--- Dataset excerpt ---

++++++++

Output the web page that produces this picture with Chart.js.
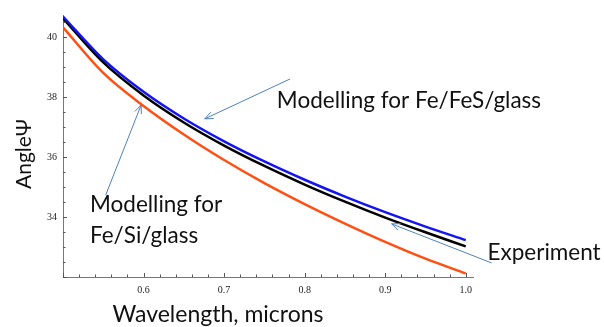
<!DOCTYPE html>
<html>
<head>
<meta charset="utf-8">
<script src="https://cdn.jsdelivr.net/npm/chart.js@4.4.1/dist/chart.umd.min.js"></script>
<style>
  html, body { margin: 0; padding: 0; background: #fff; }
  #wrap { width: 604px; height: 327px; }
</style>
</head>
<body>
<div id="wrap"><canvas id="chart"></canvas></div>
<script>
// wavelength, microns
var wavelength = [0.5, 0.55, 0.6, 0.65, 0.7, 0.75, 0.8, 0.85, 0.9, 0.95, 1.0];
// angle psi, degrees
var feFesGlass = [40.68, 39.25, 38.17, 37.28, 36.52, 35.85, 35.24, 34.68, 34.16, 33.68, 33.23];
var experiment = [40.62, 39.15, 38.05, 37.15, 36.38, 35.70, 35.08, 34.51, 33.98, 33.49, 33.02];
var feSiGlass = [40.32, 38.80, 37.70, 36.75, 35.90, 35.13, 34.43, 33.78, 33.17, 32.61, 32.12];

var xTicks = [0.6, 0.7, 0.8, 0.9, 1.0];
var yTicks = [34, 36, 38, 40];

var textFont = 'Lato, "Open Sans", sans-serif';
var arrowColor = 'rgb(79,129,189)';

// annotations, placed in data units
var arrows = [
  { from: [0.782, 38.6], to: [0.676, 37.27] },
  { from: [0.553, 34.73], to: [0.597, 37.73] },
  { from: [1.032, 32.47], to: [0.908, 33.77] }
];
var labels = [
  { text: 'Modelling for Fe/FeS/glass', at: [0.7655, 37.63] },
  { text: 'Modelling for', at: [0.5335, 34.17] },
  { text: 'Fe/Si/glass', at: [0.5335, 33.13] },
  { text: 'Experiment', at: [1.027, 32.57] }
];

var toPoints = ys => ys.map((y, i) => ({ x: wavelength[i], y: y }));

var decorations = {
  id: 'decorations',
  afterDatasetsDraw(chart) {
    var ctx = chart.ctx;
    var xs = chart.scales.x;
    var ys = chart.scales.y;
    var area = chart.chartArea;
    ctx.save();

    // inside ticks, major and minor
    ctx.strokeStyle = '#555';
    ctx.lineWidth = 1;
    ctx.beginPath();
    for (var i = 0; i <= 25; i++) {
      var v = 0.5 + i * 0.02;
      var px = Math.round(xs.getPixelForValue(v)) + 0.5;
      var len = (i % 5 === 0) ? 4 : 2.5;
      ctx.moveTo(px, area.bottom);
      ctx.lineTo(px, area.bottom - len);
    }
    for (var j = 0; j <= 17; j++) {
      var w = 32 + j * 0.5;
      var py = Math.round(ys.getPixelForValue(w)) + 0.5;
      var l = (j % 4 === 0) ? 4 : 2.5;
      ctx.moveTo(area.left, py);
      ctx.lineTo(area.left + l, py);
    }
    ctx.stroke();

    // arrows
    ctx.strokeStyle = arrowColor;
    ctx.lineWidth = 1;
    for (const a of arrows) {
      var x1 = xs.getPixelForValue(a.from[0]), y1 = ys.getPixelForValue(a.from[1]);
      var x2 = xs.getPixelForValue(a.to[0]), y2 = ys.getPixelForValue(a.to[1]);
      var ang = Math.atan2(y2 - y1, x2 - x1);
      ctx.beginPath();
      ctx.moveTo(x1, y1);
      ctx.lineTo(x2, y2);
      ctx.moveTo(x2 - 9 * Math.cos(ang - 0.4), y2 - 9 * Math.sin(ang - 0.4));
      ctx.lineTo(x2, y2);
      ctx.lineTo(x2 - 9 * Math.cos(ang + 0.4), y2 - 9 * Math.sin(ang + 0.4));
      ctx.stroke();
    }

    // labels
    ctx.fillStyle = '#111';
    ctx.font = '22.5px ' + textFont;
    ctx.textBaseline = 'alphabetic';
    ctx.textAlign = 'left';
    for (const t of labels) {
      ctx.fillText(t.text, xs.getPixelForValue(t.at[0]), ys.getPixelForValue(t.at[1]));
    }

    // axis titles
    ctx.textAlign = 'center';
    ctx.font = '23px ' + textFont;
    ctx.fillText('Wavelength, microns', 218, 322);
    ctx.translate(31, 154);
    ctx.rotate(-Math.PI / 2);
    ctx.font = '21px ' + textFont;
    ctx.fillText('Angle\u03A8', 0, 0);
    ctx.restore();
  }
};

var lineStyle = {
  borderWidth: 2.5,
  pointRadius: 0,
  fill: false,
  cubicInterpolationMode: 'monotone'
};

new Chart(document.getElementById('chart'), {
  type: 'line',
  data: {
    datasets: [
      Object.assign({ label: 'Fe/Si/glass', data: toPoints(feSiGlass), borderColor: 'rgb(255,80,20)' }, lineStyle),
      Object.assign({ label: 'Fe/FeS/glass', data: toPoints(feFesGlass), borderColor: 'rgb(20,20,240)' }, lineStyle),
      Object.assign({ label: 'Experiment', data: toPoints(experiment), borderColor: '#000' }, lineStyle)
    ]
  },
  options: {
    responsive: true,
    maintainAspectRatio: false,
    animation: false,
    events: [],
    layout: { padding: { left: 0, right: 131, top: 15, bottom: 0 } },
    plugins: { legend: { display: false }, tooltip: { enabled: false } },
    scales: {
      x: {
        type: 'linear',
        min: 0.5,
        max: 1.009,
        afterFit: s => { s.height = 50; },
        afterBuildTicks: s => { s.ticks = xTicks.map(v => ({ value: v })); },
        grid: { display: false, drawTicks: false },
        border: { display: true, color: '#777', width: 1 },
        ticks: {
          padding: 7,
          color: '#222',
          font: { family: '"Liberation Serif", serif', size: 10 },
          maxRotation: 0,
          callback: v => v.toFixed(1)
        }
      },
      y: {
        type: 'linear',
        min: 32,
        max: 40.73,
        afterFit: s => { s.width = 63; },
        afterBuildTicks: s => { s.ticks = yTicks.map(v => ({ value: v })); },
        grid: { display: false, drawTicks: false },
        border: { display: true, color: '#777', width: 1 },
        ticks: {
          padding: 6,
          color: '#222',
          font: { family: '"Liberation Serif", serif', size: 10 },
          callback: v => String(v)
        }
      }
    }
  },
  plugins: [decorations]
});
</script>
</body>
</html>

++++++++

--- Aim of the exercise ---
The listing above must be printed again exactly, minus its pictures.

--- Answer below ---
Output the web page that produces this picture with Chart.js.
<!DOCTYPE html>
<html>
<head>
<meta charset="utf-8">
<script src="https://cdn.jsdelivr.net/npm/chart.js@4.4.1/dist/chart.umd.min.js"></script>
<style>
  html, body { margin: 0; padding: 0; background: #fff; }
  #wrap { width: 604px; height: 327px; }
</style>
</head>
<body>
<div id="wrap"><canvas id="chart"></canvas></div>
<script>
// wavelength, microns
var wavelength = [0.5, 0.55, 0.6, 0.65, 0.7, 0.75, 0.8, 0.85, 0.9, 0.95, 1.0];
// angle psi, degrees
var feFesGlass = [40.68, 39.25, 38.17, 37.28, 36.52, 35.85, 35.24, 34.68, 34.16, 33.68, 33.23];
var experiment = [40.62, 39.15, 38.05, 37.15, 36.38, 35.70, 35.08, 34.51, 33.98, 33.49, 33.02];
var feSiGlass = [40.32, 38.80, 37.70, 36.75, 35.90, 35.13, 34.43, 33.78, 33.17, 32.61, 32.12];

var xTicks = [0.6, 0.7, 0.8, 0.9, 1.0];
var yTicks = [34, 36, 38, 40];

var textFont = 'Lato, "Open Sans", sans-serif';
var arrowColor = 'rgb(79,129,189)';

// annotations, placed in data units
var arrows = [
  { from: [0.782, 38.6], to: [0.676, 37.27] },
  { from: [0.553, 34.73], to: [0.597, 37.73] },
  { from: [1.032, 32.47], to: [0.908, 33.77] }
];
var labels = [
  { text: 'Modelling for Fe/FeS/glass', at: [0.7655, 37.63] },
  { text: 'Modelling for', at: [0.5335, 34.17] },
  { text: 'Fe/Si/glass', at: [0.5335, 33.13] },
  { text: 'Experiment', at: [1.027, 32.57] }
];

var toPoints = ys => ys.map((y, i) => ({ x: wavelength[i], y: y }));

var decorations = {
  id: 'decorations',
  afterDatasetsDraw(chart) {
    var ctx = chart.ctx;
    var xs = chart.scales.x;
    var ys = chart.scales.y;
    var area = chart.chartArea;
    ctx.save();

    // inside ticks, major and minor
    ctx.strokeStyle = '#555';
    ctx.lineWidth = 1;
    ctx.beginPath();
    for (var i = 0; i <= 25; i++) {
      var v = 0.5 + i * 0.02;
      var px = Math.round(xs.getPixelForValue(v)) + 0.5;
      var len = (i % 5 === 0) ? 4 : 2.5;
      ctx.moveTo(px, area.bottom);
      ctx.lineTo(px, area.bottom - len);
    }
    for (var j = 0; j <= 17; j++) {
      var w = 32 + j * 0.5;
      var py = Math.round(ys.getPixelForValue(w)) + 0.5;
      var l = (j % 4 === 0) ? 4 : 2.5;
      ctx.moveTo(area.left, py);
      ctx.lineTo(area.left + l, py);
    }
    ctx.stroke();

    // arrows
    ctx.strokeStyle = arrowColor;
    ctx.lineWidth = 1;
    for (const a of arrows) {
      var x1 = xs.getPixelForValue(a.from[0]), y1 = ys.getPixelForValue(a.from[1]);
      var x2 = xs.getPixelForValue(a.to[0]), y2 = ys.getPixelForValue(a.to[1]);
      var ang = Math.atan2(y2 - y1, x2 - x1);
      ctx.beginPath();
      ctx.moveTo(x1, y1);
      ctx.lineTo(x2, y2);
      ctx.moveTo(x2 - 9 * Math.cos(ang - 0.4), y2 - 9 * Math.sin(ang - 0.4));
      ctx.lineTo(x2, y2);
      ctx.lineTo(x2 - 9 * Math.cos(ang + 0.4), y2 - 9 * Math.sin(ang + 0.4));
      ctx.stroke();
    }

    // labels
    ctx.fillStyle = '#111';
    ctx.font = '22.5px ' + textFont;
    ctx.textBaseline = 'alphabetic';
    ctx.textAlign = 'left';
    for (const t of labels) {
      ctx.fillText(t.text, xs.getPixelForValue(t.at[0]), ys.getPixelForValue(t.at[1]));
    }

    // axis titles
    ctx.textAlign = 'center';
    ctx.font = '23px ' + textFont;
    ctx.fillText('Wavelength, microns', 218, 322);
    ctx.translate(31, 154);
    ctx.rotate(-Math.PI / 2);
    ctx.font = '21px ' + textFont;
    ctx.fillText('Angle\u03A8', 0, 0);
    ctx.restore();
  }
};

var lineStyle = {
  borderWidth: 2.5,
  pointRadius: 0,
  fill: false,
  cubicInterpolationMode: 'monotone'
};

new Chart(document.getElementById('chart'), {
  type: 'line',
  data: {
    datasets: [
      Object.assign({ label: 'Fe/Si/glass', data: toPoints(feSiGlass), borderColor: 'rgb(255,80,20)' }, lineStyle),
      Object.assign({ label: 'Fe/FeS/glass', data: toPoints(feFesGlass), borderColor: 'rgb(20,20,240)' }, lineStyle),
      Object.assign({ label: 'Experiment', data: toPoints(experiment), borderColor: '#000' }, lineStyle)
    ]
  },
  options: {
    responsive: true,
    maintainAspectRatio: false,
    animation: false,
    events: [],
    layout: { padding: { left: 0, right: 131, top: 15, bottom: 0 } },
    plugins: { legend: { display: false }, tooltip: { enabled: false } },
    scales: {
      x: {
        type: 'linear',
        min: 0.5,
        max: 1.009,
        afterFit: s => { s.height = 50; },
        afterBuildTicks: s => { s.ticks = xTicks.map(v => ({ value: v })); },
        grid: { display: false, drawTicks: false },
        border: { display: true, color: '#777', width: 1 },
        ticks: {
          padding: 7,
          color: '#222',
          font: { family: '"Liberation Serif", serif', size: 10 },
          maxRotation: 0,
          callback: v => v.toFixed(1)
        }
      },
      y: {
        type: 'linear',
        min: 32,
        max: 40.73,
        afterFit: s => { s.width = 63; },
        afterBuildTicks: s => { s.ticks = yTicks.map(v => ({ value: v })); },
        grid: { display: false, drawTicks: false },
        border: { display: true, color: '#777', width: 1 },
        ticks: {
          padding: 6,
          color: '#222',
          font: { family: '"Liberation Serif", serif', size: 10 },
          callback: v => String(v)
        }
      }
    }
  },
  plugins: [decorations]
});
</script>
</body>
</html>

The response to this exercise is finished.